* BEGIN *
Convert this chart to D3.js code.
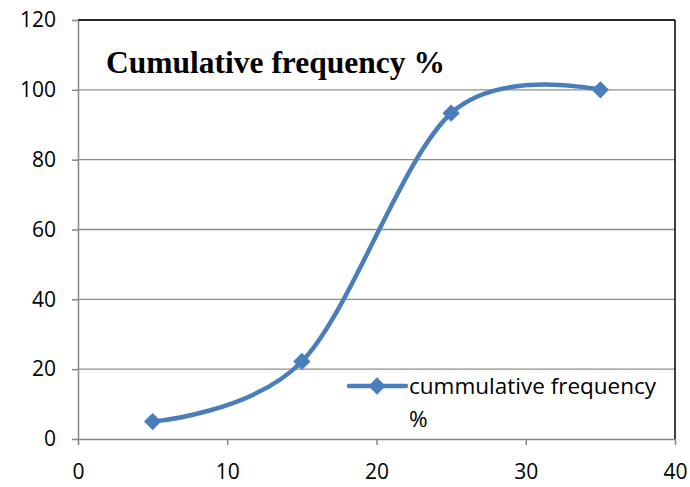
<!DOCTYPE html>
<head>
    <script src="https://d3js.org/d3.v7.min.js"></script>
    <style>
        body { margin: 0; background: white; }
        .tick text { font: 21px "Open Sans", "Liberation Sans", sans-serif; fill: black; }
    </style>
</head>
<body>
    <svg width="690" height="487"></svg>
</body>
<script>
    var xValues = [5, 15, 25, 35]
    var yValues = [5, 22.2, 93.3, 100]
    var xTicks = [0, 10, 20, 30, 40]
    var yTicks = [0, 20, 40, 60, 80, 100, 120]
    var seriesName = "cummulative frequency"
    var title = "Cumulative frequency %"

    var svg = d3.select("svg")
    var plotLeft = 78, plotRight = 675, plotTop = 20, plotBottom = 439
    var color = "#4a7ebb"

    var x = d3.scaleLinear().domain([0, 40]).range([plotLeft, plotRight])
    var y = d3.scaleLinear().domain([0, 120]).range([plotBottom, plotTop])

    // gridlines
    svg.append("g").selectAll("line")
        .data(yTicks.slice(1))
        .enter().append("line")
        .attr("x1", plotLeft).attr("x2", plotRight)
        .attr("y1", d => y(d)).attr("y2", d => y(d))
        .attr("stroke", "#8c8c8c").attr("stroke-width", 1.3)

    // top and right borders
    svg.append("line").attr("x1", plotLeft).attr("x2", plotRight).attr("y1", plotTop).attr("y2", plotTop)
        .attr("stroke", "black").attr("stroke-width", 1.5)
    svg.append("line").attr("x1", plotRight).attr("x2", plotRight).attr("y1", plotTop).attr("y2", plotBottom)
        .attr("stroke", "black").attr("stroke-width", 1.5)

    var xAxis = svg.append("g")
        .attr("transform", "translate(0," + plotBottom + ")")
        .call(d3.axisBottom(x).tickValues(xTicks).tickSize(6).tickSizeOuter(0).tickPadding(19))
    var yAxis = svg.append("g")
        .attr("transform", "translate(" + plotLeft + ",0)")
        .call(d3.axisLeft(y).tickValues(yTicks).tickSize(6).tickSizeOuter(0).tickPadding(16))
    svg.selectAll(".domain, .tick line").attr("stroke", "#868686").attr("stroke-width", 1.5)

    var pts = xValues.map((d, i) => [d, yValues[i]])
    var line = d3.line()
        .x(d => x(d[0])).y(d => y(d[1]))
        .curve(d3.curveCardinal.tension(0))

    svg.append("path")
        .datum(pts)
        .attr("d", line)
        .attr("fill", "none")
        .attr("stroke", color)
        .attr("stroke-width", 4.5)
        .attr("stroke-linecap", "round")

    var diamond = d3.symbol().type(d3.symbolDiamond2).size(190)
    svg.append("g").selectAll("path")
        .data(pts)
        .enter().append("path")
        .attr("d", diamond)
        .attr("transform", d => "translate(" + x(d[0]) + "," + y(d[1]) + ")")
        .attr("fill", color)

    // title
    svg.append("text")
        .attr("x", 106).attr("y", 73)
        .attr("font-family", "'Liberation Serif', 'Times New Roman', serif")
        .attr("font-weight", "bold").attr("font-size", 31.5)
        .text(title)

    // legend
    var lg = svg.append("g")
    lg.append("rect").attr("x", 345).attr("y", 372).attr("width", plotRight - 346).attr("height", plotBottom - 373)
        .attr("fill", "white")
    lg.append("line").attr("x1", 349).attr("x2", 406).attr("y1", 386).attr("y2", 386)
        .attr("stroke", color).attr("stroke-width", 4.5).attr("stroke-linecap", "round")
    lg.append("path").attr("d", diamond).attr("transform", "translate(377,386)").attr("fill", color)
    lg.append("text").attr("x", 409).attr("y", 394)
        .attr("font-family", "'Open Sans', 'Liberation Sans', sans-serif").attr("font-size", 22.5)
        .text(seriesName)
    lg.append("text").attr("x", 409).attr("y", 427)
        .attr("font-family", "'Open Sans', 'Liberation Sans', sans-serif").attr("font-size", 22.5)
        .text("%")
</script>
* END *
* BEGIN *
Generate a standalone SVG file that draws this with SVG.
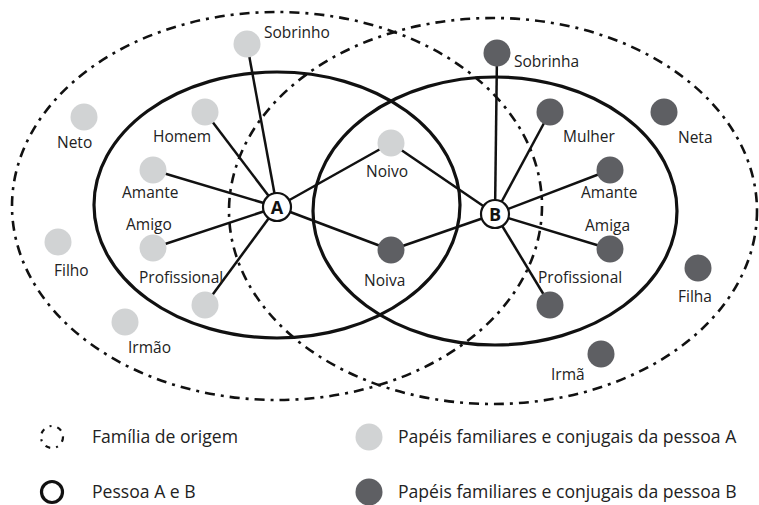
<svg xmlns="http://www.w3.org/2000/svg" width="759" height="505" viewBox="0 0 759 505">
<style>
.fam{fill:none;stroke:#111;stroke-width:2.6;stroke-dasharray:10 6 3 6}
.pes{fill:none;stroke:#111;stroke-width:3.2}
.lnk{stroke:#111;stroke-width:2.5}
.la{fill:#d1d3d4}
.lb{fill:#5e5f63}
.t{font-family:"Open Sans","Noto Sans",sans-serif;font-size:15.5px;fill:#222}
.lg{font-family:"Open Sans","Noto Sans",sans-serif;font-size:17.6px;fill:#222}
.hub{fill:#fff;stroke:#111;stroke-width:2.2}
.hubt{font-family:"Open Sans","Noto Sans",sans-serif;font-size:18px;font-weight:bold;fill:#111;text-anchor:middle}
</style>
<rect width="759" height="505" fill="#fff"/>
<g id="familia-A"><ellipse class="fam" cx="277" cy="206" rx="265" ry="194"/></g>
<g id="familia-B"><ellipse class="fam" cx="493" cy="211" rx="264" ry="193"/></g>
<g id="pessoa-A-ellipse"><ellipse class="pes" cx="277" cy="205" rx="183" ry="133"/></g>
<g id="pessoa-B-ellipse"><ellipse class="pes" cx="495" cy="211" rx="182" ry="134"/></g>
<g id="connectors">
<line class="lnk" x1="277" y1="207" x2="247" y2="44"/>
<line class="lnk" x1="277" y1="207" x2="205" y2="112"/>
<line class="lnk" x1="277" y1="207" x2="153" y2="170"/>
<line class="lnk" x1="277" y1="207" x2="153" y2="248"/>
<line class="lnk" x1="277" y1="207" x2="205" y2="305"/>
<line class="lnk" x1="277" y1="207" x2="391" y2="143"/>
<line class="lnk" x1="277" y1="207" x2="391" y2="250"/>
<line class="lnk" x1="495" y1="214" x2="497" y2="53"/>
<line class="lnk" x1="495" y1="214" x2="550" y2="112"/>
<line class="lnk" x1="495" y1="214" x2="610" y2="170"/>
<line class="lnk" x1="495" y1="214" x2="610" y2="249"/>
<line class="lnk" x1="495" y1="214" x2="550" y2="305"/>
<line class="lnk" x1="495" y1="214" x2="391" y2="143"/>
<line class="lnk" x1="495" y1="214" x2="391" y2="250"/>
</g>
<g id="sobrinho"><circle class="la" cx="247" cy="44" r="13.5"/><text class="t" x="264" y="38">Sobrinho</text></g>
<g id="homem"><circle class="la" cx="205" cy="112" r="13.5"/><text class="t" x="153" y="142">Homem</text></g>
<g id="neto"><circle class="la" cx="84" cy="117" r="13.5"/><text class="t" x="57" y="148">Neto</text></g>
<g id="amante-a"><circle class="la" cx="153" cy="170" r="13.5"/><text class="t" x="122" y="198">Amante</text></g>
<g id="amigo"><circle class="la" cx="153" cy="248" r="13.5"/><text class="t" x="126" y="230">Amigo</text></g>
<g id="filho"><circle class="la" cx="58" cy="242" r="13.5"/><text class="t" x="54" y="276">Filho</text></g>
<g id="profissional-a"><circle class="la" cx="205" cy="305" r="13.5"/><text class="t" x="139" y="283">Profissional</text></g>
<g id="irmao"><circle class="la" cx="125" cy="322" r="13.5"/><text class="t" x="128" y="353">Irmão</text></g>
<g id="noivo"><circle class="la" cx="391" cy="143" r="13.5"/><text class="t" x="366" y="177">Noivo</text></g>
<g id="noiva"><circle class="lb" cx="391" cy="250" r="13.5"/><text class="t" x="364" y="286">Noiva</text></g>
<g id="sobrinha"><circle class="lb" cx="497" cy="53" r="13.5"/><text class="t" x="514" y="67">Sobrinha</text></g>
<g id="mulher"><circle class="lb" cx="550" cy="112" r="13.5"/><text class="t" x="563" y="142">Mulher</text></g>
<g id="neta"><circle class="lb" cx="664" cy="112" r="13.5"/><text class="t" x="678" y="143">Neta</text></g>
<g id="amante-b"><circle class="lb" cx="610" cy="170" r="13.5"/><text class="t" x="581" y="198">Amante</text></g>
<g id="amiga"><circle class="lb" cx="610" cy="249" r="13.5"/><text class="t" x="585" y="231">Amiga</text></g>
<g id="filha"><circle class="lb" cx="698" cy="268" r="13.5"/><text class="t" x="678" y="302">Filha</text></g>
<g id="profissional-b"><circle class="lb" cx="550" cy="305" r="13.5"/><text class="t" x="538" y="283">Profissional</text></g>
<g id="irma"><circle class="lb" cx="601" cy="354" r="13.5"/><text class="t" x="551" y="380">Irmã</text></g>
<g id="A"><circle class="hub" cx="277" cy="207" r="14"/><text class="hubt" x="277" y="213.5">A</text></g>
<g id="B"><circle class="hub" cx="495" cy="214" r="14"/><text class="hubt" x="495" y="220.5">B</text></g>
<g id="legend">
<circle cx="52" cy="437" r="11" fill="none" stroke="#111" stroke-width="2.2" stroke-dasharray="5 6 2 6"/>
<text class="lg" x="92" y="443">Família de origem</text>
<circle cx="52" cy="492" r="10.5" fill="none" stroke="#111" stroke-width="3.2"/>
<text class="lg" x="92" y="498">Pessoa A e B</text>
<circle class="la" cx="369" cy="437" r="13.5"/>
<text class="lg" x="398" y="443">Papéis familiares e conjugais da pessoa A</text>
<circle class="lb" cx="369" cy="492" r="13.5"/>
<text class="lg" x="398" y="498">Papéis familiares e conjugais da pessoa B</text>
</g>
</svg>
* END *
* BEGIN *
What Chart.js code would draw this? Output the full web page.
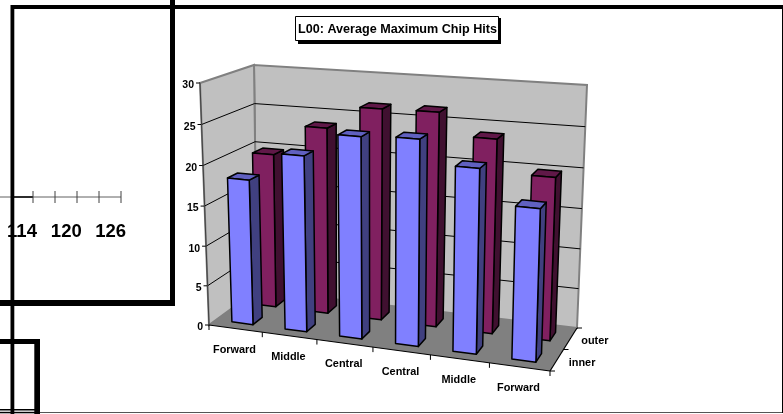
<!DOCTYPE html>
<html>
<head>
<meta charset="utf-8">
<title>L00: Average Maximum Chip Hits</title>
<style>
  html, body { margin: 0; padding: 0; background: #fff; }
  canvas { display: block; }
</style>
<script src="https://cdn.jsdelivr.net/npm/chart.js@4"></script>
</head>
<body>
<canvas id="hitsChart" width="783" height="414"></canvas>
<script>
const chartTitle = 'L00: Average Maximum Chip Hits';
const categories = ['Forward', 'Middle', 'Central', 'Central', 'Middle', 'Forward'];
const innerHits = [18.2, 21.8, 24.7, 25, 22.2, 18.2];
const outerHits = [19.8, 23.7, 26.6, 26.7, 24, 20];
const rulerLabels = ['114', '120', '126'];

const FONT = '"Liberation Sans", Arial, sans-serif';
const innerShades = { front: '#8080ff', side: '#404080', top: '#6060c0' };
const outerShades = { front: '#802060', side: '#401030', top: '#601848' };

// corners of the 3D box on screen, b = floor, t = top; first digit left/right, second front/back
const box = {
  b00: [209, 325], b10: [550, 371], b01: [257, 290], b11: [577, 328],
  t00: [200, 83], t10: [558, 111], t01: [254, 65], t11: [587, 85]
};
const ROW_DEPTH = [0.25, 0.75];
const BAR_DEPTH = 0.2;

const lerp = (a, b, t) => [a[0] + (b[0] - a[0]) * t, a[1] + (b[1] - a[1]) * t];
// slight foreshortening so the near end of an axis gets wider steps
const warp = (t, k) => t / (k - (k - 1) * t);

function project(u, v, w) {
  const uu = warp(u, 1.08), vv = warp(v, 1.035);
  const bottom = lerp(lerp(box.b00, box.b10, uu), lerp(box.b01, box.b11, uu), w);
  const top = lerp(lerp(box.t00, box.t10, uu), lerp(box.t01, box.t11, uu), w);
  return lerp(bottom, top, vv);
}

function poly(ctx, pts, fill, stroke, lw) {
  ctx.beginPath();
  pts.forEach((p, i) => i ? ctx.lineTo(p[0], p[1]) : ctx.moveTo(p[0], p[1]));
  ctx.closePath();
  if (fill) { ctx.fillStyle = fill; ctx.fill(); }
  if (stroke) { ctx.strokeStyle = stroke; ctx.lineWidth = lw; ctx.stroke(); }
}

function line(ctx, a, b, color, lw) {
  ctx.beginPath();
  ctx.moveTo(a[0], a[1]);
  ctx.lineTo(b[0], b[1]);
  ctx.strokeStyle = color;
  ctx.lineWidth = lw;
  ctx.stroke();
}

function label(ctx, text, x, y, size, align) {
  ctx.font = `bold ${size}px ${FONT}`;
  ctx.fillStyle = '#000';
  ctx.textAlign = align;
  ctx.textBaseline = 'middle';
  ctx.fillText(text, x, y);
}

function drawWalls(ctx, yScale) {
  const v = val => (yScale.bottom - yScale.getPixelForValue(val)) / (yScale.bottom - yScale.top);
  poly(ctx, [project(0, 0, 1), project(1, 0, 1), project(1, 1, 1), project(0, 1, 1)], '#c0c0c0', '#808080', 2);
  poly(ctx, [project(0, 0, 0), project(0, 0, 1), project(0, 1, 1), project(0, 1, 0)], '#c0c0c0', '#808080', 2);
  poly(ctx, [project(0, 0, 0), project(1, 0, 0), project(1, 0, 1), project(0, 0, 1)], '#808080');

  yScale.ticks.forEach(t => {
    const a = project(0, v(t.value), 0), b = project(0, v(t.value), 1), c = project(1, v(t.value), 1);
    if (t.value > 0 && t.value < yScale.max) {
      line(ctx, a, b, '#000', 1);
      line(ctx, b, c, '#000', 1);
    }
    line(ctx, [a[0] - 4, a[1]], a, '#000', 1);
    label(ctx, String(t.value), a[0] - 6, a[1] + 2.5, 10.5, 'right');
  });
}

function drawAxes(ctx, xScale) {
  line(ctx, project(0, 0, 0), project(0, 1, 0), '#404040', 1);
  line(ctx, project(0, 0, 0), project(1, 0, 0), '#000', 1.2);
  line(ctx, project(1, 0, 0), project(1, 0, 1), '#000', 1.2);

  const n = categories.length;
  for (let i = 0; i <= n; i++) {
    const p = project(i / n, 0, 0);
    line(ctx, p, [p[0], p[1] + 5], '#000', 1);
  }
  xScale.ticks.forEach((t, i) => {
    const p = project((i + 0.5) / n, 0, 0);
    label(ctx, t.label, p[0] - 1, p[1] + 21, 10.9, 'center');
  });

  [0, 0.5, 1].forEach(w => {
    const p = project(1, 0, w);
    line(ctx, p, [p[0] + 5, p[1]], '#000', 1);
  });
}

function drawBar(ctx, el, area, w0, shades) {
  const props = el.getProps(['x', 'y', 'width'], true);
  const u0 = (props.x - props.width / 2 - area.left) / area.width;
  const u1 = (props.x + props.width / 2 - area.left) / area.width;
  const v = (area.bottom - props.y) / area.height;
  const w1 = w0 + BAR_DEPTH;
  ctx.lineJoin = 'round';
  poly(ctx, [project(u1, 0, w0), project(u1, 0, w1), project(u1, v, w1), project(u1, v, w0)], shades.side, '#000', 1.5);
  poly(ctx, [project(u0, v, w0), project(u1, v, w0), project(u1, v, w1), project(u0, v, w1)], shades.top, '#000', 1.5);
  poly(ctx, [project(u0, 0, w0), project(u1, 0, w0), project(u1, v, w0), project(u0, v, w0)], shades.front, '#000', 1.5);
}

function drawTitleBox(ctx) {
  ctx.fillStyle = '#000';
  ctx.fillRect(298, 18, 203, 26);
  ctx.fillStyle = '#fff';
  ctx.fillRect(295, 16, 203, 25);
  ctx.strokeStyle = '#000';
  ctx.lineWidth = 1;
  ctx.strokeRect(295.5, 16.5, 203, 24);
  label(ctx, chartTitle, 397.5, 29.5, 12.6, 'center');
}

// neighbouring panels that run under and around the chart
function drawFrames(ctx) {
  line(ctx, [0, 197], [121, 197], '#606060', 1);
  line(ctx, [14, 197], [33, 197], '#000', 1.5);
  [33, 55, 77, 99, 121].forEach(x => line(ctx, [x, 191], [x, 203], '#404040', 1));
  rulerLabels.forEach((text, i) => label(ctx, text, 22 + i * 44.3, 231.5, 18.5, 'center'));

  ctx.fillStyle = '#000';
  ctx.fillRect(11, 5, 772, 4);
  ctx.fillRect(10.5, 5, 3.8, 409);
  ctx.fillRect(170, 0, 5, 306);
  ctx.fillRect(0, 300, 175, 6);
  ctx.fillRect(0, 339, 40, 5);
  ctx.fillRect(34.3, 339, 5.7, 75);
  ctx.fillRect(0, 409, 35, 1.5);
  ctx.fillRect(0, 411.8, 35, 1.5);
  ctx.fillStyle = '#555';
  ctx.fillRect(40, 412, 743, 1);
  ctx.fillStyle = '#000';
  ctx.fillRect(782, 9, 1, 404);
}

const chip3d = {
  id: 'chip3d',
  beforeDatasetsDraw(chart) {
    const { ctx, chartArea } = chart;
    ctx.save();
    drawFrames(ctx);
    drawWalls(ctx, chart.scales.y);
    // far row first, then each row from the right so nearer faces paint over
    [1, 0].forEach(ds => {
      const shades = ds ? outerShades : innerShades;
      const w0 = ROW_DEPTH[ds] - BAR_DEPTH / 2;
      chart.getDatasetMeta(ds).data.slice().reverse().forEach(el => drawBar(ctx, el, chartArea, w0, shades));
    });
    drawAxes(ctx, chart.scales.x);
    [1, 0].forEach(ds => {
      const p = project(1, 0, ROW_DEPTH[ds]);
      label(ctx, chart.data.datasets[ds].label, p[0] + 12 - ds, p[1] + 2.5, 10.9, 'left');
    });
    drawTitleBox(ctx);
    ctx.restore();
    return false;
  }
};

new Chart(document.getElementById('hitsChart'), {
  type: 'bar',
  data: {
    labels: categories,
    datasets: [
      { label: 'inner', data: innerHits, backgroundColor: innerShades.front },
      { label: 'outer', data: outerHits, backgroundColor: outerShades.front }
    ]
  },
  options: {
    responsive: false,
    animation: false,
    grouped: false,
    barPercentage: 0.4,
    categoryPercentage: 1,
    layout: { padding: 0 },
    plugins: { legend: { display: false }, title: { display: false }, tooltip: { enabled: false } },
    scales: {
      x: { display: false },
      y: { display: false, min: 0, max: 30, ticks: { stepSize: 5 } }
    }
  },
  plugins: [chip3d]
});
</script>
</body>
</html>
* END *
- _WRITTEN INSTRUCTION_: Give only a number: how many lines of the data hold the string "this"?

- _EXERCISE OUTPUT_: 3